Faithfully return all lines, omitting every embedded picture.

#### EXTRACTED RECORDS
((
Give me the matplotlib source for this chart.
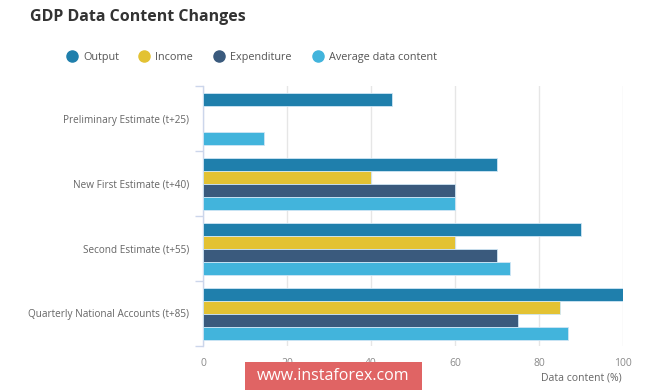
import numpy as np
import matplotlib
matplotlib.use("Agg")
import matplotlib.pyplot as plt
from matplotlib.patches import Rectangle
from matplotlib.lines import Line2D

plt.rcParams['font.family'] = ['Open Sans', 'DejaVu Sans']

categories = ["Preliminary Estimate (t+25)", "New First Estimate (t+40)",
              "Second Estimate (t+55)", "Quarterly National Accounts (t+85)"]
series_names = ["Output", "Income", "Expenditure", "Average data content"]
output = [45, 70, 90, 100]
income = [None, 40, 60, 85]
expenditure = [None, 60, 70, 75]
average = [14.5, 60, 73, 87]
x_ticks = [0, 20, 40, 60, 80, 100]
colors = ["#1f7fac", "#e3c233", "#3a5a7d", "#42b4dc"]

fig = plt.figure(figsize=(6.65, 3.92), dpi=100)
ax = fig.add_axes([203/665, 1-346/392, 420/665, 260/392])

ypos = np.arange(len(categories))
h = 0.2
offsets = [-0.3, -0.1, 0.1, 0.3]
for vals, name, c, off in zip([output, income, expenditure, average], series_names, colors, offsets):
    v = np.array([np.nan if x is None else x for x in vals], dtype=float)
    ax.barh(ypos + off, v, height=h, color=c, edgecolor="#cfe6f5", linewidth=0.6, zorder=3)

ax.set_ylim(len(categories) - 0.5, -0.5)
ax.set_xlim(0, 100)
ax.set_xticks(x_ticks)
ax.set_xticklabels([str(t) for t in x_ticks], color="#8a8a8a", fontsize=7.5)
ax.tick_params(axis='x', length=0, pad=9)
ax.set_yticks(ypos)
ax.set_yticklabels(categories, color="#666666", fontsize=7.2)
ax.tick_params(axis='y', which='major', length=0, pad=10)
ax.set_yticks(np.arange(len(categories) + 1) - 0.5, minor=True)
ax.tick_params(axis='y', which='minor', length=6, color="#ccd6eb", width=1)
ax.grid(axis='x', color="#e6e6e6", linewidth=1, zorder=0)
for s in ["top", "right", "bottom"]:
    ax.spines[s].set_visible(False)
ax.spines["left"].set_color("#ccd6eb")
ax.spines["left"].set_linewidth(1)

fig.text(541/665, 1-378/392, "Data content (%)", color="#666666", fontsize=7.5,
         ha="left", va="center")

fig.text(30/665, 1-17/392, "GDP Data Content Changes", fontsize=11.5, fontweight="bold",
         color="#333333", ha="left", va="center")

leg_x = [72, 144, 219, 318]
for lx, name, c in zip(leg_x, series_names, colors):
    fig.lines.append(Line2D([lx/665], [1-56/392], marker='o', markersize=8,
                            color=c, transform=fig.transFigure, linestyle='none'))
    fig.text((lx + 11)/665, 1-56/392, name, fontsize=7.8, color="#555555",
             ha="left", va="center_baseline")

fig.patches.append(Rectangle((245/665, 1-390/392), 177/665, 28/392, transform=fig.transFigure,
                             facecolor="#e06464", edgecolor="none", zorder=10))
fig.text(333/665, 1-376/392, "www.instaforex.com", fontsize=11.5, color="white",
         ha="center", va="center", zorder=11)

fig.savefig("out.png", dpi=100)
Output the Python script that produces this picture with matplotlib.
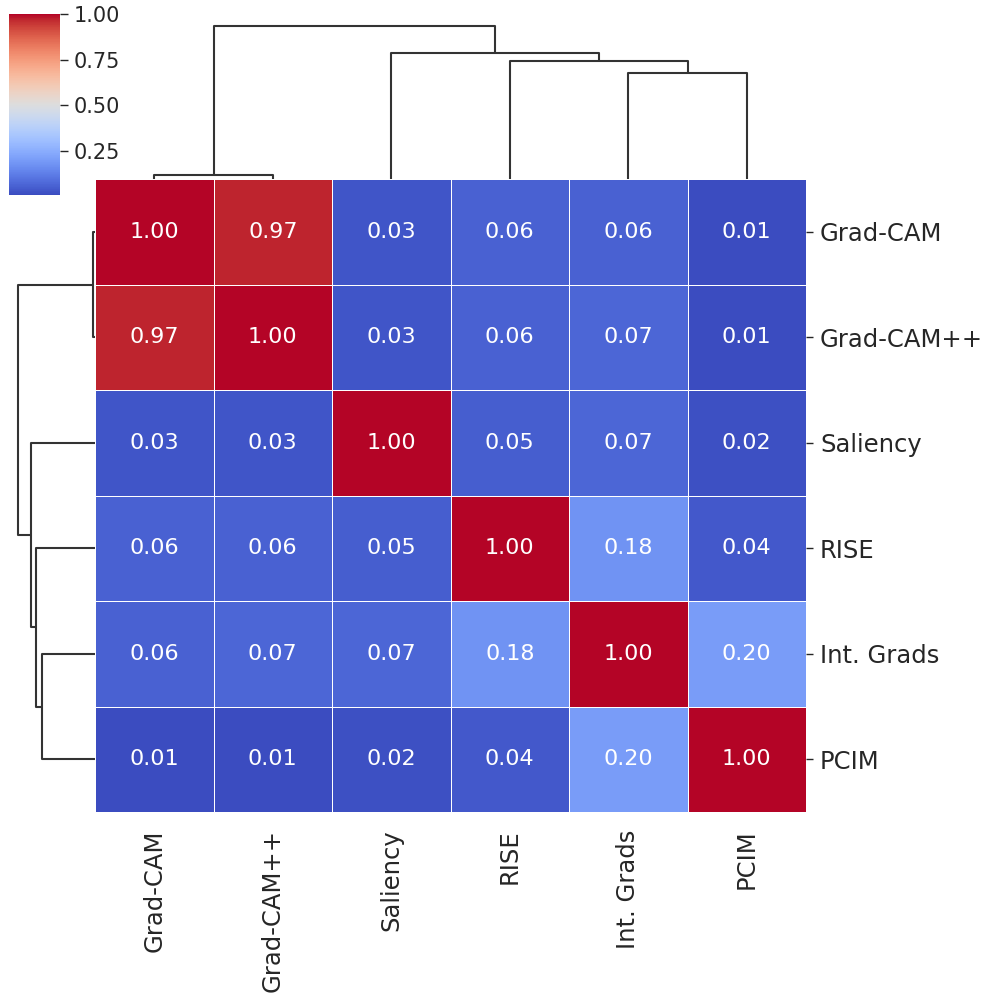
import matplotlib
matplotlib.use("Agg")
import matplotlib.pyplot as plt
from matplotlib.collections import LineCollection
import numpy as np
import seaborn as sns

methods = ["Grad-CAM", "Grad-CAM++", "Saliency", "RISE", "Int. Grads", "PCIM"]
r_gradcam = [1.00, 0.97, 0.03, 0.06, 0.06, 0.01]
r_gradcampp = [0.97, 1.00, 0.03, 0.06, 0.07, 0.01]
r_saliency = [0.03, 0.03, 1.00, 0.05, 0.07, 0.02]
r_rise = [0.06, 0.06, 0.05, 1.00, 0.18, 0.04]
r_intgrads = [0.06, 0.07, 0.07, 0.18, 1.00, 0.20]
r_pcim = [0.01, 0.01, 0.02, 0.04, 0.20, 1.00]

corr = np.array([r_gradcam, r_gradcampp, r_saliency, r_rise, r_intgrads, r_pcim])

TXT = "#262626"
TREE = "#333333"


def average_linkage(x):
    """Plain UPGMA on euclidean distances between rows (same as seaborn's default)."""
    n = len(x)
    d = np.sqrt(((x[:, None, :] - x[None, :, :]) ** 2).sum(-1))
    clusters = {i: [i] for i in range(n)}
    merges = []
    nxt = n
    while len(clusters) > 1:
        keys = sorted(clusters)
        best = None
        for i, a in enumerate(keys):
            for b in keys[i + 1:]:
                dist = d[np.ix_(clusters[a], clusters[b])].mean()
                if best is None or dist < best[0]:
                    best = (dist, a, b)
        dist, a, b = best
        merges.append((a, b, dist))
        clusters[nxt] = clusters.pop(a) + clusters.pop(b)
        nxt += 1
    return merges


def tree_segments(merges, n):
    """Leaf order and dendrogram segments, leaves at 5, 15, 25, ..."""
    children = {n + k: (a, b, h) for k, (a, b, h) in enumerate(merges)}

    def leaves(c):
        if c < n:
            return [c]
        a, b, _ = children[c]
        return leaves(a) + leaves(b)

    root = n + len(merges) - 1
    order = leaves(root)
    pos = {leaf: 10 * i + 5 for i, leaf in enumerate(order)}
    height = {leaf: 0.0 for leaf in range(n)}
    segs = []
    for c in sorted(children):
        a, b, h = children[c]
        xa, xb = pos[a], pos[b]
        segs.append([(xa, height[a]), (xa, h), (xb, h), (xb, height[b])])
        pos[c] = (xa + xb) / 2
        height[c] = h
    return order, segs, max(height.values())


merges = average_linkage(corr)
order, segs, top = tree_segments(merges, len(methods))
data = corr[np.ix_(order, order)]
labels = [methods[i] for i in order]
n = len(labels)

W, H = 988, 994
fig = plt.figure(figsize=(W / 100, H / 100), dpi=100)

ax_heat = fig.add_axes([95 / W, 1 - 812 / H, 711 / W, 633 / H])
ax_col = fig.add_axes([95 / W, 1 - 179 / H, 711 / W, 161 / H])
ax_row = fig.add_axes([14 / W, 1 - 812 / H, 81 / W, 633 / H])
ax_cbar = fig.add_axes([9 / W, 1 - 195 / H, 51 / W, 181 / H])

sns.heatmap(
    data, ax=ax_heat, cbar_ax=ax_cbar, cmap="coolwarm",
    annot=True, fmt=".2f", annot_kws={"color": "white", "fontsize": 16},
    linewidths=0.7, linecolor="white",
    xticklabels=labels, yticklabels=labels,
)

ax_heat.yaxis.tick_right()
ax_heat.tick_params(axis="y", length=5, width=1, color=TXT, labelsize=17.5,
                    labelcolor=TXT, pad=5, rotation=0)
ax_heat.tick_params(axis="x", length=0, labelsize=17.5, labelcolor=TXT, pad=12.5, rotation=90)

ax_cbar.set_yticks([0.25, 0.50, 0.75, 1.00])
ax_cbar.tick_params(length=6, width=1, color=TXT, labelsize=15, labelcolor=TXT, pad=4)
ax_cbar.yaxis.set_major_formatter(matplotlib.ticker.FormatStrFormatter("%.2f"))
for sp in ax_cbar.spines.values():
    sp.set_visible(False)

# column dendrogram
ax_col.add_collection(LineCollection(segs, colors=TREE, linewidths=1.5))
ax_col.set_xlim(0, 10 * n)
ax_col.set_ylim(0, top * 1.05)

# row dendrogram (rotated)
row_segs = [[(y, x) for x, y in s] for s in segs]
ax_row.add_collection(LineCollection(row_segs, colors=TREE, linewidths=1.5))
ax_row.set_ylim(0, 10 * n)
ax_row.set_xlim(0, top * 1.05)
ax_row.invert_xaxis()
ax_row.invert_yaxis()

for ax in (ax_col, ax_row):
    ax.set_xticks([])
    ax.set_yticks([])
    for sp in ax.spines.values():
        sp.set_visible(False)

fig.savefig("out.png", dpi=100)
))
#### PROBLEM SOLUTION
Give me the matplotlib source for this chart.
import numpy as np
import matplotlib
matplotlib.use("Agg")
import matplotlib.pyplot as plt
from matplotlib.patches import Rectangle
from matplotlib.lines import Line2D

plt.rcParams['font.family'] = ['Open Sans', 'DejaVu Sans']

categories = ["Preliminary Estimate (t+25)", "New First Estimate (t+40)",
              "Second Estimate (t+55)", "Quarterly National Accounts (t+85)"]
series_names = ["Output", "Income", "Expenditure", "Average data content"]
output = [45, 70, 90, 100]
income = [None, 40, 60, 85]
expenditure = [None, 60, 70, 75]
average = [14.5, 60, 73, 87]
x_ticks = [0, 20, 40, 60, 80, 100]
colors = ["#1f7fac", "#e3c233", "#3a5a7d", "#42b4dc"]

fig = plt.figure(figsize=(6.65, 3.92), dpi=100)
ax = fig.add_axes([203/665, 1-346/392, 420/665, 260/392])

ypos = np.arange(len(categories))
h = 0.2
offsets = [-0.3, -0.1, 0.1, 0.3]
for vals, name, c, off in zip([output, income, expenditure, average], series_names, colors, offsets):
    v = np.array([np.nan if x is None else x for x in vals], dtype=float)
    ax.barh(ypos + off, v, height=h, color=c, edgecolor="#cfe6f5", linewidth=0.6, zorder=3)

ax.set_ylim(len(categories) - 0.5, -0.5)
ax.set_xlim(0, 100)
ax.set_xticks(x_ticks)
ax.set_xticklabels([str(t) for t in x_ticks], color="#8a8a8a", fontsize=7.5)
ax.tick_params(axis='x', length=0, pad=9)
ax.set_yticks(ypos)
ax.set_yticklabels(categories, color="#666666", fontsize=7.2)
ax.tick_params(axis='y', which='major', length=0, pad=10)
ax.set_yticks(np.arange(len(categories) + 1) - 0.5, minor=True)
ax.tick_params(axis='y', which='minor', length=6, color="#ccd6eb", width=1)
ax.grid(axis='x', color="#e6e6e6", linewidth=1, zorder=0)
for s in ["top", "right", "bottom"]:
    ax.spines[s].set_visible(False)
ax.spines["left"].set_color("#ccd6eb")
ax.spines["left"].set_linewidth(1)

fig.text(541/665, 1-378/392, "Data content (%)", color="#666666", fontsize=7.5,
         ha="left", va="center")

fig.text(30/665, 1-17/392, "GDP Data Content Changes", fontsize=11.5, fontweight="bold",
         color="#333333", ha="left", va="center")

leg_x = [72, 144, 219, 318]
for lx, name, c in zip(leg_x, series_names, colors):
    fig.lines.append(Line2D([lx/665], [1-56/392], marker='o', markersize=8,
                            color=c, transform=fig.transFigure, linestyle='none'))
    fig.text((lx + 11)/665, 1-56/392, name, fontsize=7.8, color="#555555",
             ha="left", va="center_baseline")

fig.patches.append(Rectangle((245/665, 1-390/392), 177/665, 28/392, transform=fig.transFigure,
                             facecolor="#e06464", edgecolor="none", zorder=10))
fig.text(333/665, 1-376/392, "www.instaforex.com", fontsize=11.5, color="white",
         ha="center", va="center", zorder=11)

fig.savefig("out.png", dpi=100)
Output the Python script that produces this picture with matplotlib.
import matplotlib
matplotlib.use("Agg")
import matplotlib.pyplot as plt
from matplotlib.collections import LineCollection
import numpy as np
import seaborn as sns

methods = ["Grad-CAM", "Grad-CAM++", "Saliency", "RISE", "Int. Grads", "PCIM"]
r_gradcam = [1.00, 0.97, 0.03, 0.06, 0.06, 0.01]
r_gradcampp = [0.97, 1.00, 0.03, 0.06, 0.07, 0.01]
r_saliency = [0.03, 0.03, 1.00, 0.05, 0.07, 0.02]
r_rise = [0.06, 0.06, 0.05, 1.00, 0.18, 0.04]
r_intgrads = [0.06, 0.07, 0.07, 0.18, 1.00, 0.20]
r_pcim = [0.01, 0.01, 0.02, 0.04, 0.20, 1.00]

corr = np.array([r_gradcam, r_gradcampp, r_saliency, r_rise, r_intgrads, r_pcim])

TXT = "#262626"
TREE = "#333333"


def average_linkage(x):
    """Plain UPGMA on euclidean distances between rows (same as seaborn's default)."""
    n = len(x)
    d = np.sqrt(((x[:, None, :] - x[None, :, :]) ** 2).sum(-1))
    clusters = {i: [i] for i in range(n)}
    merges = []
    nxt = n
    while len(clusters) > 1:
        keys = sorted(clusters)
        best = None
        for i, a in enumerate(keys):
            for b in keys[i + 1:]:
                dist = d[np.ix_(clusters[a], clusters[b])].mean()
                if best is None or dist < best[0]:
                    best = (dist, a, b)
        dist, a, b = best
        merges.append((a, b, dist))
        clusters[nxt] = clusters.pop(a) + clusters.pop(b)
        nxt += 1
    return merges


def tree_segments(merges, n):
    """Leaf order and dendrogram segments, leaves at 5, 15, 25, ..."""
    children = {n + k: (a, b, h) for k, (a, b, h) in enumerate(merges)}

    def leaves(c):
        if c < n:
            return [c]
        a, b, _ = children[c]
        return leaves(a) + leaves(b)

    root = n + len(merges) - 1
    order = leaves(root)
    pos = {leaf: 10 * i + 5 for i, leaf in enumerate(order)}
    height = {leaf: 0.0 for leaf in range(n)}
    segs = []
    for c in sorted(children):
        a, b, h = children[c]
        xa, xb = pos[a], pos[b]
        segs.append([(xa, height[a]), (xa, h), (xb, h), (xb, height[b])])
        pos[c] = (xa + xb) / 2
        height[c] = h
    return order, segs, max(height.values())


merges = average_linkage(corr)
order, segs, top = tree_segments(merges, len(methods))
data = corr[np.ix_(order, order)]
labels = [methods[i] for i in order]
n = len(labels)

W, H = 988, 994
fig = plt.figure(figsize=(W / 100, H / 100), dpi=100)

ax_heat = fig.add_axes([95 / W, 1 - 812 / H, 711 / W, 633 / H])
ax_col = fig.add_axes([95 / W, 1 - 179 / H, 711 / W, 161 / H])
ax_row = fig.add_axes([14 / W, 1 - 812 / H, 81 / W, 633 / H])
ax_cbar = fig.add_axes([9 / W, 1 - 195 / H, 51 / W, 181 / H])

sns.heatmap(
    data, ax=ax_heat, cbar_ax=ax_cbar, cmap="coolwarm",
    annot=True, fmt=".2f", annot_kws={"color": "white", "fontsize": 16},
    linewidths=0.7, linecolor="white",
    xticklabels=labels, yticklabels=labels,
)

ax_heat.yaxis.tick_right()
ax_heat.tick_params(axis="y", length=5, width=1, color=TXT, labelsize=17.5,
                    labelcolor=TXT, pad=5, rotation=0)
ax_heat.tick_params(axis="x", length=0, labelsize=17.5, labelcolor=TXT, pad=12.5, rotation=90)

ax_cbar.set_yticks([0.25, 0.50, 0.75, 1.00])
ax_cbar.tick_params(length=6, width=1, color=TXT, labelsize=15, labelcolor=TXT, pad=4)
ax_cbar.yaxis.set_major_formatter(matplotlib.ticker.FormatStrFormatter("%.2f"))
for sp in ax_cbar.spines.values():
    sp.set_visible(False)

# column dendrogram
ax_col.add_collection(LineCollection(segs, colors=TREE, linewidths=1.5))
ax_col.set_xlim(0, 10 * n)
ax_col.set_ylim(0, top * 1.05)

# row dendrogram (rotated)
row_segs = [[(y, x) for x, y in s] for s in segs]
ax_row.add_collection(LineCollection(row_segs, colors=TREE, linewidths=1.5))
ax_row.set_ylim(0, 10 * n)
ax_row.set_xlim(0, top * 1.05)
ax_row.invert_xaxis()
ax_row.invert_yaxis()

for ax in (ax_col, ax_row):
    ax.set_xticks([])
    ax.set_yticks([])
    for sp in ax.spines.values():
        sp.set_visible(False)

fig.savefig("out.png", dpi=100)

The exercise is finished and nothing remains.